**OBJECTIVE**. Skip the pictures. Set down, word for word, the lines from the start of the material up to and including the line with "label=name, solid_capstyle='round', solid_joinstyle='round')".
● ● ● ●
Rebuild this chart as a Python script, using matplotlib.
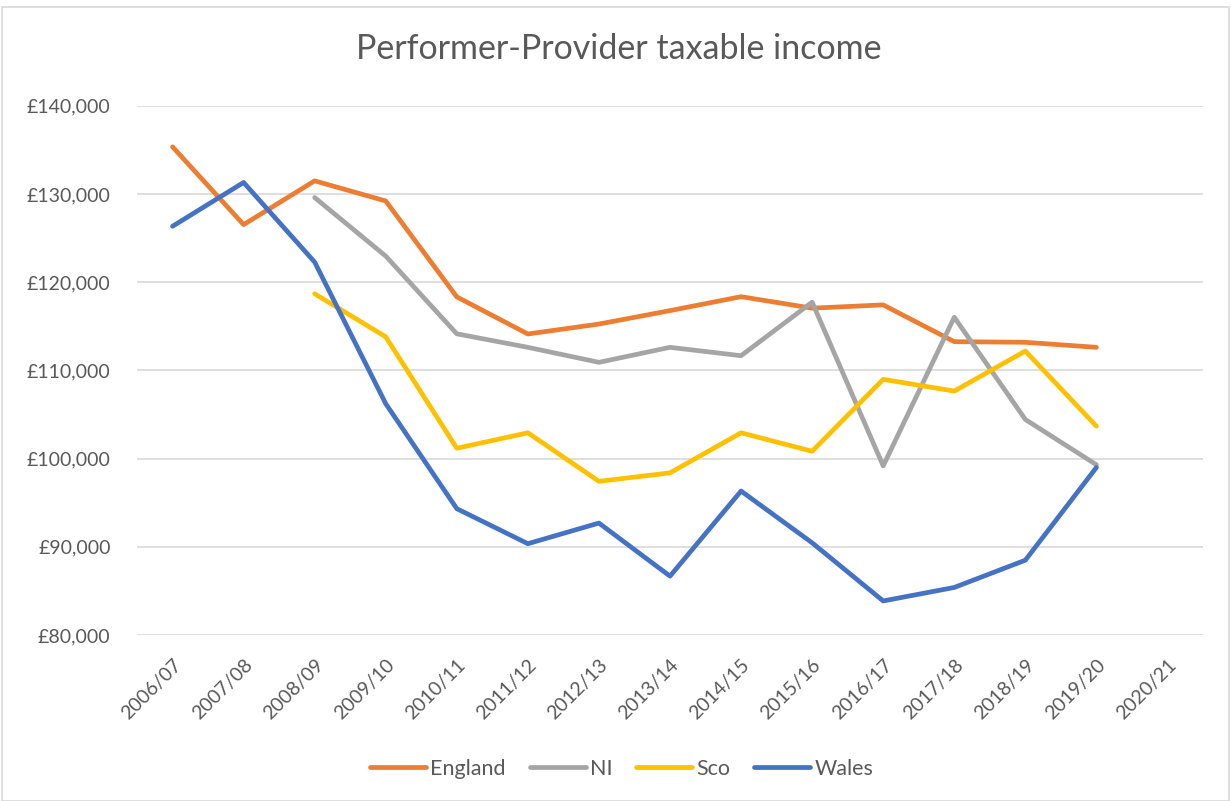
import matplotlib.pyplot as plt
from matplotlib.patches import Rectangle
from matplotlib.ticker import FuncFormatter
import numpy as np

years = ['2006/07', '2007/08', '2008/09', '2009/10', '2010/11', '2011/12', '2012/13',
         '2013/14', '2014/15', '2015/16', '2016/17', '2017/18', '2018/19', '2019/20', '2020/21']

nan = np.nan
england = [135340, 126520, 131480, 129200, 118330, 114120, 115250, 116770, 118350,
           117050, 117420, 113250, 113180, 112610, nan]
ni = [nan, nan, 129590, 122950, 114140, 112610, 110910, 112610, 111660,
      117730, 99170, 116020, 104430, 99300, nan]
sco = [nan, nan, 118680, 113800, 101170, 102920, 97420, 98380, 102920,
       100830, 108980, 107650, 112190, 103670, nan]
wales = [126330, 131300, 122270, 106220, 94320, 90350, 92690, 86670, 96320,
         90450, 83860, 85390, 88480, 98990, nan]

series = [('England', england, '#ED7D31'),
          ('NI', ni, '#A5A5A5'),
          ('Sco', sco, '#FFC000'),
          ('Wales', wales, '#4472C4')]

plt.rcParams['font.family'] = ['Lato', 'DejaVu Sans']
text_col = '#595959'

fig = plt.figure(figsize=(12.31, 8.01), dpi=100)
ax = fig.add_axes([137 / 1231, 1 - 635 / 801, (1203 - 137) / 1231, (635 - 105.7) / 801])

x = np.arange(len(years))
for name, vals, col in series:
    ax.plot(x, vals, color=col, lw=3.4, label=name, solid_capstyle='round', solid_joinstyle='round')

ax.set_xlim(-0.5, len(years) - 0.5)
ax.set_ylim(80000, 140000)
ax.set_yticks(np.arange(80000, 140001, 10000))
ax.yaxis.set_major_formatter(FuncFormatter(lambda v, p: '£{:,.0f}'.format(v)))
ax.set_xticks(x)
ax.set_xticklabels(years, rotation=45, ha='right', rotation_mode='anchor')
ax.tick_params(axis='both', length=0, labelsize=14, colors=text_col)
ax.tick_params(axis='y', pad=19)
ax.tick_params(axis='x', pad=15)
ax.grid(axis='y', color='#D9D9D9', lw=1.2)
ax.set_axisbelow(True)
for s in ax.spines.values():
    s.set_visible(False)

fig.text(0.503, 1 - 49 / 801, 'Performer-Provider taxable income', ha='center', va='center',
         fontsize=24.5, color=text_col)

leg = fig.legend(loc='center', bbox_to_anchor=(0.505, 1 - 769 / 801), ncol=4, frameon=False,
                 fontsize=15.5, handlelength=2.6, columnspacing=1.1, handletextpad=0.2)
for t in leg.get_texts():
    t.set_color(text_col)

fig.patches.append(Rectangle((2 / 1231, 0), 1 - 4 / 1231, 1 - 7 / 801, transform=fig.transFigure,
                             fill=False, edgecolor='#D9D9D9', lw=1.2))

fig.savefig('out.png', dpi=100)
● ● ● ●
**SOLUTION BELOW**.
Rebuild this chart as a Python script, using matplotlib.
import matplotlib.pyplot as plt
from matplotlib.patches import Rectangle
from matplotlib.ticker import FuncFormatter
import numpy as np

years = ['2006/07', '2007/08', '2008/09', '2009/10', '2010/11', '2011/12', '2012/13',
         '2013/14', '2014/15', '2015/16', '2016/17', '2017/18', '2018/19', '2019/20', '2020/21']

nan = np.nan
england = [135340, 126520, 131480, 129200, 118330, 114120, 115250, 116770, 118350,
           117050, 117420, 113250, 113180, 112610, nan]
ni = [nan, nan, 129590, 122950, 114140, 112610, 110910, 112610, 111660,
      117730, 99170, 116020, 104430, 99300, nan]
sco = [nan, nan, 118680, 113800, 101170, 102920, 97420, 98380, 102920,
       100830, 108980, 107650, 112190, 103670, nan]
wales = [126330, 131300, 122270, 106220, 94320, 90350, 92690, 86670, 96320,
         90450, 83860, 85390, 88480, 98990, nan]

series = [('England', england, '#ED7D31'),
          ('NI', ni, '#A5A5A5'),
          ('Sco', sco, '#FFC000'),
          ('Wales', wales, '#4472C4')]

plt.rcParams['font.family'] = ['Lato', 'DejaVu Sans']
text_col = '#595959'

fig = plt.figure(figsize=(12.31, 8.01), dpi=100)
ax = fig.add_axes([137 / 1231, 1 - 635 / 801, (1203 - 137) / 1231, (635 - 105.7) / 801])

x = np.arange(len(years))
for name, vals, col in series:
    ax.plot(x, vals, color=col, lw=3.4, label=name, solid_capstyle='round', solid_joinstyle='round')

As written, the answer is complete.